On Thu, Dec 19, 2019 at 03:29:30PM +0100, Toke Høiland-Jørgensen wrote:
> This series adds support for resolving function calls to functions marked as
> 'extern' in eBPF source files, by resolving the function call targets at load
> time. For now, this only works by static linking (i.e., copying over the
> instructions from the function target. Once the kernel support for dynamic
> linking lands, support can be added for having a function target be an already
> loaded program fd instead of a bpf object.
> 
> The API I'm proposing for this is that the caller specifies an explicit mapping
> between extern function names and function names in the target object file.
> This is to support the XDP multi-prog case, where the dispatcher program may not
> necessarily have control over function names in the target programs, so simple
> function name resolution can't be used.

I think simple name resolution should be the default behavior for both static
and dynamic linking. That's the part where I think we must not reinvent the wheel.
When one .c has
extern int prog1(struct xdp_md *ctx);
another .c should have:
int prog1(struct xdp_md *ctx) {...}
Both static and dynamic linking should link these two .c together without any
extra steps from the user. It's expected behavior that any C user assumes and
it should 'just work'.

Where we need to be creative is how plug two xdp firewalls with arbitrary
program names (including the same names) into common roolet.

One firewall can be:
noinline int foo(struct xdp_md *ctx)
{ // some logic
}
SEC("xdp")
int xdp_prog1(struct xdp_md *ctx)
{
       return foo(ctx);
}

And another firewall:
noinline int foo(struct xdp_md *ctx)
{ // some other logic
}
SEC("xdp")
int xdp_prog2(struct xdp_md *ctx)
{
       return foo(ctx);
}

Both xdp programs (with multiple functions) need to be connected into:

__weak noinline int dummy1(struct xdp_md *ctx) { return XDP_PASS; }
__weak noinline int dummy2(struct xdp_md *ctx) { return XDP_PASS; }

SEC("xdp")
int rootlet(struct xdp_md *ctx)
{
        int ret;

        ret = dummy1(ctx);
        if (ret != XDP_PASS)
                goto out;

        ret = dummy2(ctx);
        if (ret != XDP_DROP)
                goto out;
out:
        return ret;
}

where xdp_prog1() from 1st firewall needs to replace dummy1()
and xdp_prog2() from 2nd firewall needs to replaced dummy2().
Or the other way around depending on the order of installation.

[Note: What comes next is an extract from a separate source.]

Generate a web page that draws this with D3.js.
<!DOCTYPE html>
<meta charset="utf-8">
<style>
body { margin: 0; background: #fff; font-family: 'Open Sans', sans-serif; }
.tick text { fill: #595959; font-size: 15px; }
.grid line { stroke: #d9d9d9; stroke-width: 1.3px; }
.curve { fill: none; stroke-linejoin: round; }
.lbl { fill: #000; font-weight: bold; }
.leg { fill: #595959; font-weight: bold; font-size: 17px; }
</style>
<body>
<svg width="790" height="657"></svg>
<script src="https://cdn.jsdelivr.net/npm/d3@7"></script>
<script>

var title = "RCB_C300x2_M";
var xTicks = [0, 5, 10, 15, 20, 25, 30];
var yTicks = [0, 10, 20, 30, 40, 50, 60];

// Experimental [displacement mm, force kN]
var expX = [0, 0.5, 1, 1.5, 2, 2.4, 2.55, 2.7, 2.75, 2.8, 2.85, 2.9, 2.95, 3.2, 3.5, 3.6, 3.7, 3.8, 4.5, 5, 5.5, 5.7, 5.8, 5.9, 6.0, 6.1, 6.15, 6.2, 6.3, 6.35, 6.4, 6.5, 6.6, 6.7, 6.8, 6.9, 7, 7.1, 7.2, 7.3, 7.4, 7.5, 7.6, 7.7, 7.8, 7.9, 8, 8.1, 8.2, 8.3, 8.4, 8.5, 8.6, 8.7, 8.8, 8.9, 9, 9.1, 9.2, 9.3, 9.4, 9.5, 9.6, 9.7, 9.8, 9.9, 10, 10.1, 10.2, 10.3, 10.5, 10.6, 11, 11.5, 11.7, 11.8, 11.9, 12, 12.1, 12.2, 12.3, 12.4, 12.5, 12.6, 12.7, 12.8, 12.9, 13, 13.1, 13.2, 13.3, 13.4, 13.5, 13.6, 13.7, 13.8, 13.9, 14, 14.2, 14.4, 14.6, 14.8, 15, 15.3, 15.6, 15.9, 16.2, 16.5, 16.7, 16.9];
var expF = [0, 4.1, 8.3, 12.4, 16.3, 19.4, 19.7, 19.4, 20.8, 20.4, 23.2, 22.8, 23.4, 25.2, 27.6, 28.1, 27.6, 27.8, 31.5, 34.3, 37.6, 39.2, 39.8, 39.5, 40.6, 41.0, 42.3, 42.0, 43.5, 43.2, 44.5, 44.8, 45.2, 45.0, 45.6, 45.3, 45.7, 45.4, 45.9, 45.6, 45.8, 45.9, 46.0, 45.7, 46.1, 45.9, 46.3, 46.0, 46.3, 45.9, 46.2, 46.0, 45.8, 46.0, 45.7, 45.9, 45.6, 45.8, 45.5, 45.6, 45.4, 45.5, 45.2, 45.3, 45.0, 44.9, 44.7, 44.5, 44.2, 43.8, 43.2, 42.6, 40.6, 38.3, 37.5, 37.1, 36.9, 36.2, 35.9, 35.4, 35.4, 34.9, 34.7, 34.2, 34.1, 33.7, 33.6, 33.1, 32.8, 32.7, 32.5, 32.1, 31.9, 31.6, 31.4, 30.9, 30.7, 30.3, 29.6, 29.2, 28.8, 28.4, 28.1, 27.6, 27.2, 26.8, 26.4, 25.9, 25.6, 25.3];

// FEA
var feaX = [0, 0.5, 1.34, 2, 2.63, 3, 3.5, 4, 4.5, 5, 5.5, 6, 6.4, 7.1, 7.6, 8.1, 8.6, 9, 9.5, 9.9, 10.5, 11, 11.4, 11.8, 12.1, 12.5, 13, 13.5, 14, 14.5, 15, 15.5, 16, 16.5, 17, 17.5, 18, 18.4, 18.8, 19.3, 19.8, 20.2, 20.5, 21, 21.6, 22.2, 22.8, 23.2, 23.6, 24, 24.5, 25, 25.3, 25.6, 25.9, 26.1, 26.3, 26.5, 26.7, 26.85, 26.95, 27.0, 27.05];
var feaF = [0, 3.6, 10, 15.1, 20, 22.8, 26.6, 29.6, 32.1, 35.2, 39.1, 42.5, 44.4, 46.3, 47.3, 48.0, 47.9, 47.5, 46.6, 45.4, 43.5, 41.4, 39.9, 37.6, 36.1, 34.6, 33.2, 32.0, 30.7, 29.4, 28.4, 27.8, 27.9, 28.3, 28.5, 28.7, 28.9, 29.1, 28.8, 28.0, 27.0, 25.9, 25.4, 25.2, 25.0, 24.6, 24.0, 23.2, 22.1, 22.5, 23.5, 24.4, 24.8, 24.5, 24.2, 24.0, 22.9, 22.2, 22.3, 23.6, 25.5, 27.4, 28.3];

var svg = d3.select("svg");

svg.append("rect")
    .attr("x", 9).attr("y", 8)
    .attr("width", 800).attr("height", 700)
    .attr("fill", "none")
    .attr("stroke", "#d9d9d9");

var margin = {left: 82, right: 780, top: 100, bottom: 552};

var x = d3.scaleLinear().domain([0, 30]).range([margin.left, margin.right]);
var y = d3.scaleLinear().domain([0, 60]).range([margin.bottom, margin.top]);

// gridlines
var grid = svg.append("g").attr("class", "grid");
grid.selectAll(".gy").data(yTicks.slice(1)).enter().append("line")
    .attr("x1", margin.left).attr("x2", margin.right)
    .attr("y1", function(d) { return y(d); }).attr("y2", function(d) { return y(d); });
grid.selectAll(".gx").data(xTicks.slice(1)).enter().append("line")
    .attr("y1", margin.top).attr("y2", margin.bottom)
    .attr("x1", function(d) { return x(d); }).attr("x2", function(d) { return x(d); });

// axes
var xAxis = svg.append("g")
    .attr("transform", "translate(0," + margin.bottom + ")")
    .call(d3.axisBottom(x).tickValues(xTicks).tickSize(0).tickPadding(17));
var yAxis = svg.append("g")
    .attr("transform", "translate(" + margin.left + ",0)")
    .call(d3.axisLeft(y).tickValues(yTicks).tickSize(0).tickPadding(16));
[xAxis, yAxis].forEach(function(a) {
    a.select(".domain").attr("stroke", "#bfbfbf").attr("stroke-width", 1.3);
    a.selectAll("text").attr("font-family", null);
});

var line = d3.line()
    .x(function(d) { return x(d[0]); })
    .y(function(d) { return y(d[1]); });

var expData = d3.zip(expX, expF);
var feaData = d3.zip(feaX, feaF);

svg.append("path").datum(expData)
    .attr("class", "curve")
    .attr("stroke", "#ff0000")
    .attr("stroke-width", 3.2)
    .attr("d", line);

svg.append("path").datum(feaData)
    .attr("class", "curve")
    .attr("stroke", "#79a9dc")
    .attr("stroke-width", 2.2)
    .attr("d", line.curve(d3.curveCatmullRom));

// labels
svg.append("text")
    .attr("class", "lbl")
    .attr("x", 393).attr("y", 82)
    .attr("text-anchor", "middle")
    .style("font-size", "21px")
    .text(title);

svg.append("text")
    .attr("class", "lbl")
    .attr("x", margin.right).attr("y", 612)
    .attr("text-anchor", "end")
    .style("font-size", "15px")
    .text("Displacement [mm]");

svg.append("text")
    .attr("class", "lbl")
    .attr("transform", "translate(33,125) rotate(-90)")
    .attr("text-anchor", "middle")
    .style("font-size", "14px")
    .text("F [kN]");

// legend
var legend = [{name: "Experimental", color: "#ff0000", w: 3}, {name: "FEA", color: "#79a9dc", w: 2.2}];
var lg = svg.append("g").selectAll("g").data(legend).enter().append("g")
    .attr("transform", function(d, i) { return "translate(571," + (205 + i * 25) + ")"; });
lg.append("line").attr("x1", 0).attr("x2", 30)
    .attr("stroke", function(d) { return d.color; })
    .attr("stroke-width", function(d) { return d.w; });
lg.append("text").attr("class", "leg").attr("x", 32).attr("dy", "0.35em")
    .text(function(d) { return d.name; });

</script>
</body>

At the kernel level the API is actually simple. It's the pair of
target_prog_fd + btf_id I described earlier in "static/dynamic linking" thread.
Where target_prog_fd is FD of loaded into kernel rootlet and
btf_id is BTF id of dummy1 or dummy2.

When 1st firewall is being loaded libbpf needs to pass target_prog_fd+btf_id
along with xdp_prog1() into the kernel, so that the verifier can do
appropriate checking and refcnting.

Note that the kernel and every program have their own BTF id space.
Their own BTF ids == their own names.
Loading two programs with exactly the same name is ok today and in the future.
Linking into other program name space is where we need to agree on naming first.

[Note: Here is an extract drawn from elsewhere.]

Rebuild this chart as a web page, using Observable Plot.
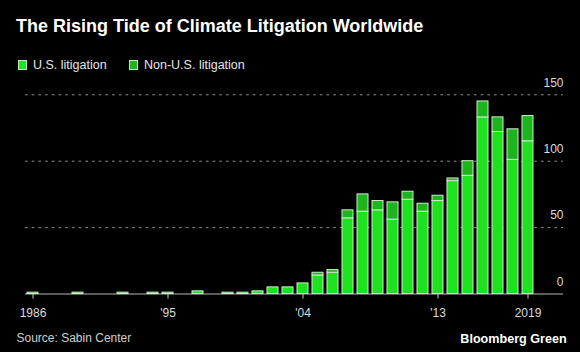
<!DOCTYPE html>
<html><head><meta charset="utf-8">
<script src="https://cdn.jsdelivr.net/npm/d3@7"></script>
<script src="https://cdn.jsdelivr.net/npm/@observablehq/plot@0.6"></script>
<style>
html,body{margin:0;padding:0;background:#000;width:580px;height:352px;overflow:hidden;font-family:"Liberation Sans",Arial,sans-serif;}
.abs{position:absolute;white-space:nowrap;}
#title{left:16px;top:17px;color:#fff;font-weight:bold;font-size:18px;line-height:18px;}
.sw{position:absolute;top:59.5px;width:9px;height:10px;box-sizing:border-box;border:1px solid #bfe8bf;}
.lt{top:59.4px;color:#e6e6e6;font-size:12.5px;line-height:12.5px;}
#chart{position:absolute;left:0;top:74px;}
#source{left:16.5px;top:332px;color:#cfcfcf;font-size:12px;line-height:12px;}
#brand{right:13.3px;top:333.3px;color:#fff;font-weight:bold;font-size:12.6px;line-height:12.6px;}
</style></head><body>
<div id="title" class="abs">The Rising Tide of Climate Litigation Worldwide</div>
<div class="sw" id="sw1" style="left:18px"></div>
<div class="abs lt" style="left:33px">U.S. litigation</div>
<div class="sw" id="sw2" style="left:129px"></div>
<div class="abs lt" style="left:144px">Non-U.S. litigation</div>
<div id="chart"></div>
<div id="source" class="abs">Source: Sabin Center</div>
<div id="brand" class="abs">Bloomberg Green</div>
<script>
const years = d3.range(1986, 2020);
const usValues = [1,0,0,1,0,0,1,0,1,1,0,2,0,1,1,2,5,5,8,14,16,57,62,63,56,71,62,70,85,89,133,122,101,115];
const nonUsValues = [0,0,0,0,0,0,0,0,0,0,0,0,0,0,0,0,0,0,0,2,2,6,13,7,13,6,6,4,2,11,12,11,23,19];
const seriesNames = ["U.S. litigation", "Non-U.S. litigation"];
const seriesColors = ["#1fe21f", "#1cb51c"];
const yTicks = [0, 50, 100, 150];
const xTicks = [1986, 1995, 2004, 2013, 2019];
const xTickLabels = ["1986", "'95", "'04", "'13", "2019"];

document.getElementById("sw1").style.background = seriesColors[0];
document.getElementById("sw2").style.background = seriesColors[1];

const rows = [];
years.forEach((y, i) => {
  rows.push({year: y, type: seriesNames[0], value: usValues[i]});
  rows.push({year: y, type: seriesNames[1], value: nonUsValues[i]});
});

const chart = Plot.plot({
  width: 580,
  height: 252,
  marginLeft: 25,
  marginRight: 17,
  marginTop: 20.3,
  marginBottom: 32.5,
  style: {background: "transparent", fontFamily: "Liberation Sans, Arial, sans-serif"},
  x: {type: "band", domain: years, range: [21.1, 538.9], padding: 0.27},
  y: {domain: [0, 150]},
  color: {domain: seriesNames, range: seriesColors},
  marks: [
    Plot.ruleY(yTicks.filter(d => d > 0), {stroke: "#8a8a8a", strokeDasharray: "2.7,4", strokeWidth: 1}),
    Plot.ruleY([0], {stroke: "#b8b8b8", strokeWidth: 1.2}),
    Plot.barY(rows.filter(d => d.value > 0), {x: "year", y: "value", fill: "type", stroke: "#cdebcd", strokeWidth: 1, order: seriesNames}),
    Plot.axisX({ticks: xTicks, tickFormat: d => xTickLabels[xTicks.indexOf(d)], tickSize: 5, tickPadding: 9, stroke: "#c8c8c8", color: "#dcdcdc", fontSize: 12, label: null}),
    Plot.text(yTicks, {y: d => d, text: d => String(d), frameAnchor: "right", textAnchor: "end", dy: -12, fill: "#dcdcdc", fontSize: 12})
  ]
});
document.getElementById("chart").appendChild(chart);
</script>
</body></html>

The static linking of two .o should follow familiar user space linker logic.
Proposed bpf_linker__..("first.o") and bpf_linker__..("second.o") should work.
Meaning that "extern int foo()" in "second.o" will get resolved with "int foo()"
from "first.o".
Dynamic linking is when "first.o" with "int foo()" was already loaded into
the kernel and "second.o" is loaded after. In such case its "extern int foo()"
will be resolved dynamically from previously loaded program.
The user space analogy of this behavior is glibc.
"first.o" is glibc.so that supplies memcpy() and friends.
"second.o" is some a.out that used "extern int memcpy()".

For XDP rootlet case already loaded weak function dummy[12]() need to
be replaced later by xdp_prog[12](). It's like replacing memcpy() in glibc.so.
I think the user space doesn't have such concepts. I was simply calling it
dynamic linking too, but it's not quite accurate. It's dynamically replacing
already loaded functions. Let's call it "dynamic re-linking" ?

As far as libbpf api for dynamic linking, so far I didn't need to add new stuff.
I'm trying to piggy back on fexit/fentry approach.

I think to prototype re-linking without kernel support. We can do static re-linking.
I think the best approach is to stick with name based resolution. libxdp can do:
- add alias("dummy1") to xdp_prog1() in first_firewall.o
- rename foo() in first_firewall.o into unique_foo().
- add alias("dummy2") to xdp_prog2() in second_firewall.o
- rename foo() in second_firewall.o into very_unique_foo().
- use standard static linking of first_firewall.o + second_firewall.o + rootlet.o

The static re-linking is more work than dynamic re-linking because it needs to
operate in a single name space of final .o. Whereas dynamic re-linking has
individual name space for every loaded into kernel program.
I'm hoping to share a prototype of dynamic re-linking soon.